-- TASK OBJECTIVE --
Records follow. Pull out every line that contains "this".

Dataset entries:
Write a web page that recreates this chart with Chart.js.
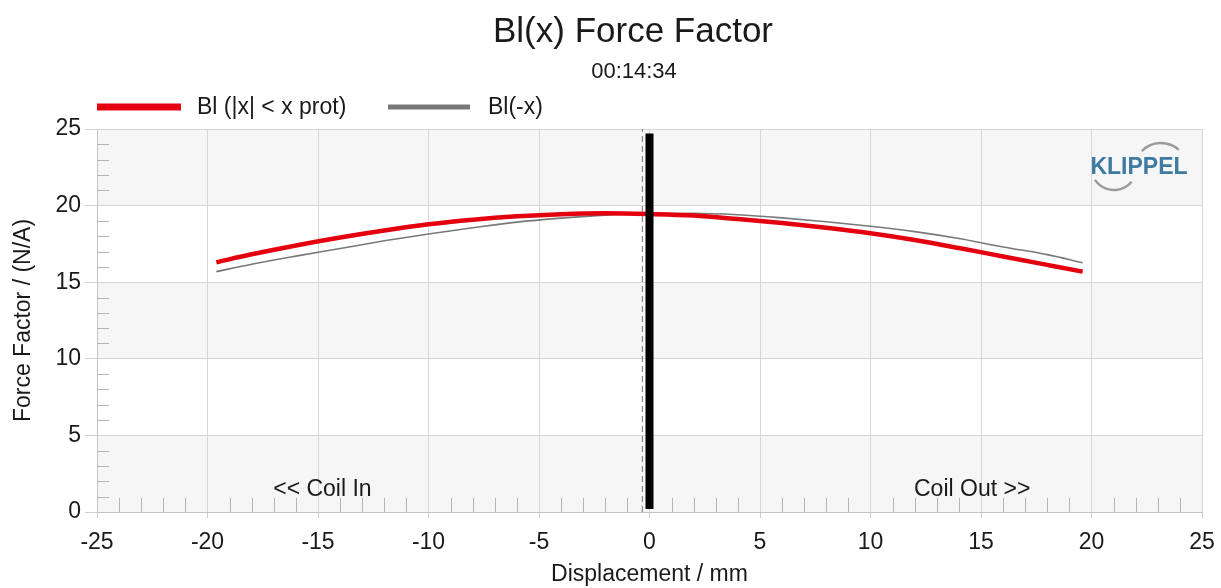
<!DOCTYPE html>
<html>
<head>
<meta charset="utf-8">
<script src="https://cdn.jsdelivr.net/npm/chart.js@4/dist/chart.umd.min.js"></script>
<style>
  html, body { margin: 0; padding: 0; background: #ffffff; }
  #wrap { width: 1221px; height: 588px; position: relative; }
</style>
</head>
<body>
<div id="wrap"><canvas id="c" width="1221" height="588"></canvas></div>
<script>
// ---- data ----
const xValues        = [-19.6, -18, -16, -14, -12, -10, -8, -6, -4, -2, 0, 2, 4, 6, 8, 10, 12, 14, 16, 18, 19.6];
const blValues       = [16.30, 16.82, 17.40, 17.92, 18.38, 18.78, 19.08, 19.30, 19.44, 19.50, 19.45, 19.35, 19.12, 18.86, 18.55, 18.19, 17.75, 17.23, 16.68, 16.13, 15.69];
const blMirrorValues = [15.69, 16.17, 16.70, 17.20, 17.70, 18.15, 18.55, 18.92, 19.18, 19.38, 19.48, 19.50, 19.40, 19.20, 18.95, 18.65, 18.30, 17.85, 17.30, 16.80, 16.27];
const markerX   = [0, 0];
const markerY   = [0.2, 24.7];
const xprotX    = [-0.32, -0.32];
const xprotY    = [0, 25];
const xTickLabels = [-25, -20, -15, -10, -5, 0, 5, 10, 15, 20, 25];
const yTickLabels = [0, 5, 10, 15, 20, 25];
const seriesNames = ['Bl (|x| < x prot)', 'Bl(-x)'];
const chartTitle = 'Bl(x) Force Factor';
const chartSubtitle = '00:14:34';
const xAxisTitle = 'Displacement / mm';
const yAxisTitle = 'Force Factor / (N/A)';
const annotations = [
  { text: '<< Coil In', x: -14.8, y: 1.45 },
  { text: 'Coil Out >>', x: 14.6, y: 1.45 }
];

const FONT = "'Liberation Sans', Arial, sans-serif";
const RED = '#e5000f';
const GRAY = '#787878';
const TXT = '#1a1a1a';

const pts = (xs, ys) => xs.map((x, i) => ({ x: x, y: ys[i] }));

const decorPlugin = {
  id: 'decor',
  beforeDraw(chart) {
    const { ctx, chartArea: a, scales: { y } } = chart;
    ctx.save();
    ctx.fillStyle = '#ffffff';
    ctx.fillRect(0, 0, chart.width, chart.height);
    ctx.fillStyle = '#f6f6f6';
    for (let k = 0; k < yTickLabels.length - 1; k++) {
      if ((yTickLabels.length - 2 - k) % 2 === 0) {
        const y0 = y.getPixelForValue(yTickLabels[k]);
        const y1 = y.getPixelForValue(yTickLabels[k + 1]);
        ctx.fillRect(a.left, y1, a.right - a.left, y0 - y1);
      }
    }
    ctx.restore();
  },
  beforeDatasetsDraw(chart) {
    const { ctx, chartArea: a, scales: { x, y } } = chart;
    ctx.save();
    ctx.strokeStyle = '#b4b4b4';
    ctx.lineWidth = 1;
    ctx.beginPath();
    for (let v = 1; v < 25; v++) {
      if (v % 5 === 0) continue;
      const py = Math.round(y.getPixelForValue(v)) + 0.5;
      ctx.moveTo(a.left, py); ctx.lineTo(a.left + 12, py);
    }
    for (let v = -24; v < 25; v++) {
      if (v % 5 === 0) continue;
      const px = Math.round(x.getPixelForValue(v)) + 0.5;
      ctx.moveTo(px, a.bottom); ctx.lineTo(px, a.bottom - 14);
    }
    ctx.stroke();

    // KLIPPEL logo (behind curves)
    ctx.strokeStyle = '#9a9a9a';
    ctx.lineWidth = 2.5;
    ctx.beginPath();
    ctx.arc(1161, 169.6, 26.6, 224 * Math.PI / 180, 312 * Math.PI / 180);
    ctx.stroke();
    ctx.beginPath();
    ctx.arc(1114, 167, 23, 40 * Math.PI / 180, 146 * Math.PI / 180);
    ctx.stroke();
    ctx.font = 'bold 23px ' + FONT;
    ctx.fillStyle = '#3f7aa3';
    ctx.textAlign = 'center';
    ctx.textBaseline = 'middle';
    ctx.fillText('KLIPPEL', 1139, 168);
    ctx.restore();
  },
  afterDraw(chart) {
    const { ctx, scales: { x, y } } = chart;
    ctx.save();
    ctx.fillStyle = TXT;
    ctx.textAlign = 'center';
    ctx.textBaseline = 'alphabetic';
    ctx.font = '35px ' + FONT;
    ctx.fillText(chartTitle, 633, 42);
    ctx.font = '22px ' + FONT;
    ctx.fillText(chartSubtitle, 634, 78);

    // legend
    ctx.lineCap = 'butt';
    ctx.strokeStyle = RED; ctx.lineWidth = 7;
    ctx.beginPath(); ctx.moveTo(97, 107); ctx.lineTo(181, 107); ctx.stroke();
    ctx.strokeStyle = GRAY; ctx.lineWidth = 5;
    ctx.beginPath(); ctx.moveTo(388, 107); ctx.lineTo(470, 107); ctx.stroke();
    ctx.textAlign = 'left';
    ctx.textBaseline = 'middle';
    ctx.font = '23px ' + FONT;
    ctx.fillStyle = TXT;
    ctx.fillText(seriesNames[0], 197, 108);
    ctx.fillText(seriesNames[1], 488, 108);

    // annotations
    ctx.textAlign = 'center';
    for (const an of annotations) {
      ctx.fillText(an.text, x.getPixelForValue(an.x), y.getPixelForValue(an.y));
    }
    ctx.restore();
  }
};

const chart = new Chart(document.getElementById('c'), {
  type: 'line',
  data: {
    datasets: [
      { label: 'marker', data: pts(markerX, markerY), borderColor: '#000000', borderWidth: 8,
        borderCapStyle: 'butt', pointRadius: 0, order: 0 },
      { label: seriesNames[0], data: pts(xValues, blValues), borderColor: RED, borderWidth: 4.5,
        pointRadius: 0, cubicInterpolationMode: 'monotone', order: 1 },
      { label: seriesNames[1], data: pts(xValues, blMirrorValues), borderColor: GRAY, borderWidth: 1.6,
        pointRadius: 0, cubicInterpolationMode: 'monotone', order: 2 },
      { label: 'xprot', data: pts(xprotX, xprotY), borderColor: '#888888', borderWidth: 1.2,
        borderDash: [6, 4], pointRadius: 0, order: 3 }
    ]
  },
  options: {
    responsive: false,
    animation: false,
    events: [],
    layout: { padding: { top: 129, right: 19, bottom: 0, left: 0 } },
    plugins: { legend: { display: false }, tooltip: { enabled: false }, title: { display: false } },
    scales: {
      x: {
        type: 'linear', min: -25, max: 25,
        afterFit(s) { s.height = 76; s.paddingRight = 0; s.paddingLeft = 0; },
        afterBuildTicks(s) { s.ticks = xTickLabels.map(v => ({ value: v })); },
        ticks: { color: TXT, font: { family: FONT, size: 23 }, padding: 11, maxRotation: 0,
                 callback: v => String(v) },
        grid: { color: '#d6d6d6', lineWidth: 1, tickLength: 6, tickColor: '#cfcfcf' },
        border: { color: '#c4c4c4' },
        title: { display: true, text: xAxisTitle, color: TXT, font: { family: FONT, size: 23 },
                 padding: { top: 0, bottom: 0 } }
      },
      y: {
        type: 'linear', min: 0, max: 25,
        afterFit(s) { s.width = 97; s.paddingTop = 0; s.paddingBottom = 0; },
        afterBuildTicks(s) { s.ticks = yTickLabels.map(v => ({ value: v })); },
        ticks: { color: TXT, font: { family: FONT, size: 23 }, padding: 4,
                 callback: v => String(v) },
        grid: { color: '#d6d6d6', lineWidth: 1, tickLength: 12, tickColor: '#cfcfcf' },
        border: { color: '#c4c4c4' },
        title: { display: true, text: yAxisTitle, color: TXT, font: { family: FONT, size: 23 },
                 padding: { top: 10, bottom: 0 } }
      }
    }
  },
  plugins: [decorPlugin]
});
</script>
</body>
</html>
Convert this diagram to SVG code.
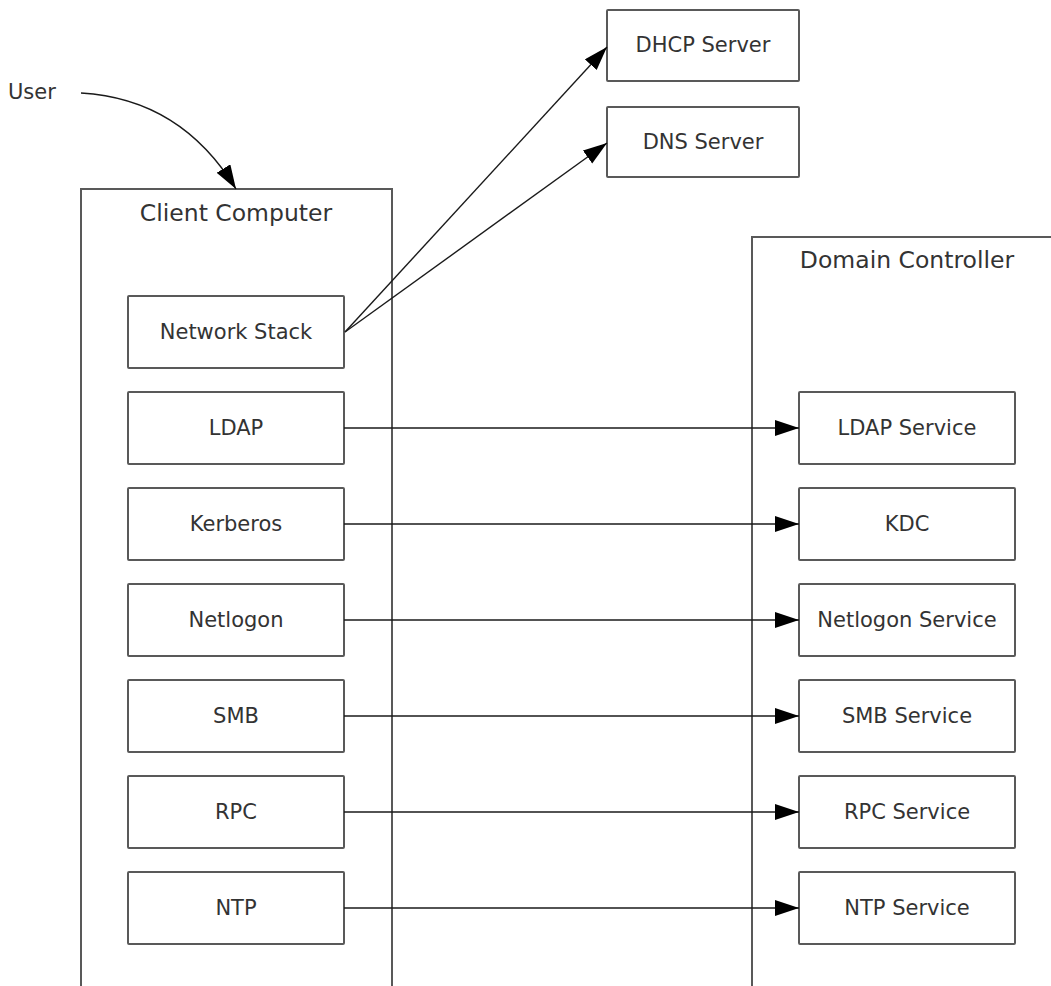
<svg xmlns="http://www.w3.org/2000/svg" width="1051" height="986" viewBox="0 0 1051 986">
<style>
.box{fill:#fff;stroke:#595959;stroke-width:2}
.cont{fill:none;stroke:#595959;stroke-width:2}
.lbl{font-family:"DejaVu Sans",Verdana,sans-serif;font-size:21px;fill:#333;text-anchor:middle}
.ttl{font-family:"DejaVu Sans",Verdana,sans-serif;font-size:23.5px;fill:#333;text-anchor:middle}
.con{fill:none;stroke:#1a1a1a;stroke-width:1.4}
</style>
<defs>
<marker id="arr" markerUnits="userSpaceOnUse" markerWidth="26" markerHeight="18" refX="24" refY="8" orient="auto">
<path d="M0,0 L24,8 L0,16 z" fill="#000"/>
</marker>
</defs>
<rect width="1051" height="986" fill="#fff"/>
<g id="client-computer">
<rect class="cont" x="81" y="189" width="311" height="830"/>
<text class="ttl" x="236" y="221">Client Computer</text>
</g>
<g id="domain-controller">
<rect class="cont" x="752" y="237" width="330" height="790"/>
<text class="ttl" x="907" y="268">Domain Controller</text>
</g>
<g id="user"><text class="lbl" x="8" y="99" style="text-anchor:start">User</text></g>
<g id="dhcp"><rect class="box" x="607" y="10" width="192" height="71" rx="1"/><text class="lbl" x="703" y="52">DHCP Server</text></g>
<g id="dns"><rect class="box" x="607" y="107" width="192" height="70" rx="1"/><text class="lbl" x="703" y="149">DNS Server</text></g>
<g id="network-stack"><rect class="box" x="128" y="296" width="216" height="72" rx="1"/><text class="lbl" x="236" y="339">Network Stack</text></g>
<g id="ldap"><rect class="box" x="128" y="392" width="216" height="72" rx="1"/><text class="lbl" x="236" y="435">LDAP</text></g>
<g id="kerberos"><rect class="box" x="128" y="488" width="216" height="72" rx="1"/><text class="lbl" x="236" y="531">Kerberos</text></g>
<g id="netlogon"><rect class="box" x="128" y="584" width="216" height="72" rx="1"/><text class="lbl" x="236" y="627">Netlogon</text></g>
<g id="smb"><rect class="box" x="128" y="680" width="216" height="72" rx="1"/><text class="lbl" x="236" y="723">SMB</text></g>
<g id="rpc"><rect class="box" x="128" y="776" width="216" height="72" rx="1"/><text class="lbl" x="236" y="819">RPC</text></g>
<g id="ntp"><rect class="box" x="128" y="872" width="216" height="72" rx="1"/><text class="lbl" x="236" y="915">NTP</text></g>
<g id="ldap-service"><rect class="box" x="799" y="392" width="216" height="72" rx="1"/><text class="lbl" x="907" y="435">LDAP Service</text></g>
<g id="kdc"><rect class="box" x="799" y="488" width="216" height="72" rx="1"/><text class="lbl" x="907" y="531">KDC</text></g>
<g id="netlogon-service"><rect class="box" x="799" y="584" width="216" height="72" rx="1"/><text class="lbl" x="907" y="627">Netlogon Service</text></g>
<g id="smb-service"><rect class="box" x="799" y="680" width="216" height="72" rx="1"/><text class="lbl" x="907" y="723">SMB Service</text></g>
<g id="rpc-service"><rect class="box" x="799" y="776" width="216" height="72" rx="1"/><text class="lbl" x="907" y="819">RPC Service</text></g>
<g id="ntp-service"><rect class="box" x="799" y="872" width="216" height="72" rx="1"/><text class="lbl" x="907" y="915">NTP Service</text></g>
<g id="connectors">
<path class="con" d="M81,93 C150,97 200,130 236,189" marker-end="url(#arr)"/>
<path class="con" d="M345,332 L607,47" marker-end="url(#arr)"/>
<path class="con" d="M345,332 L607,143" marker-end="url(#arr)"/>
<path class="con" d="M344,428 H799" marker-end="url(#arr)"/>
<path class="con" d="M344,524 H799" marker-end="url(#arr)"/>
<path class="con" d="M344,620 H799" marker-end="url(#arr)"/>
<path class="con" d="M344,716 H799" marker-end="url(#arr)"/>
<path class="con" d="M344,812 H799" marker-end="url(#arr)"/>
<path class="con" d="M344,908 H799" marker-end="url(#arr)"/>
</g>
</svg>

-- THE OUTPUT --
Write a web page that recreates this chart with Chart.js.
Convert this diagram to SVG code.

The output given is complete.